That sucks, man. Not sure if you're interested in advice, but since you post publicly, I'll say my impression is that your view on where you think the market should go based on your macro view is in conflict with where the market is actually going. The massive COVID rally was the final nail in the coffin for me trying to make sense of the market from a fundamental viewpoint. I try to have no bias beyond a technical one. Even that can be costly if not flexible enough.
you know deep down without a fundamental view, it is a casino. up or down, place the bet, feeling lucky.
Fundamental has to have TA confirmation/confluence, otherwise, you may be pissing against the wind. I know, cause I do this at times
Hey B1, you are still long from sub 4000, correct? isn’t it about time to roll to sep contract? what’s your update? newbie
Not if you're a technical trader, IMO. I'll add one comment to what I said earlier, though. I suppose I do have bias in the sense that I'm more skeptical towards rallies these days. More reason to expect them to fail due to the fundamental backdrop. I wouldn't be surprised to see a larger sell some time this year, but in the meanwhile we will probably see plenty of up days.
I struggle with this as well because I am a bear at heart. So much of the data that I've discussed in other posts like they yield curve and the oil cuts and even low copper prices are indicative of major problems ahead. And let's also not even forget that Europe is now officially in a recession after they revised the numbers so things could in fact be even worse than we imagine. But if somehow the solution to the problems will be massive stimulus and a huge debt increase, then the market can easily continue to rally even though the economy is falling apart.
if i want a poepeyes family meal, will do a point; if i want a steak dinner, will do 5 points; etc. nothing has stopped anyone to trade/gamble. generally speaking, a rolex op is the profit target each entry/exit, until it gets there. not carrying es for retirment for sure.
the stock market is not the economy. Macro only matters in the short term to the extent of how the market reacts to it.

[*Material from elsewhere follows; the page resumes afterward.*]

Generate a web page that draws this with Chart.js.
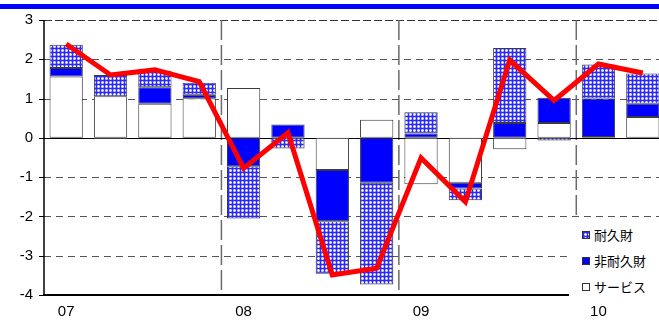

If all the fundamental shorts are pounding the table and large participants are shorting the market, while the market continues to grind up, with improved market breadth, that's a huge clue. That being said, the crowd is beginning to come back around to being bullish. however long this can last is anyone's guess. Druckenmiller figured out the housing bubble in 2004. large speculators were heavily short for most of 2007, and yet shit didn't hit the fan until later 2008. being early = being wrong, even if you're right.
First it will be don't fight the tape for institutions, and then FOMO for the retail. Then the institutions will see into the retail as long as the retail goes Bullish. Along the way there will be shake outs enough to revive the "buy the dip" crowd. How committed they are, is a good gauge of how much upside remains. Same old same old. I am long on 68% of portfolio for last 6 weeks. Will go 0% when it becomes uber bullish plus a big spike up.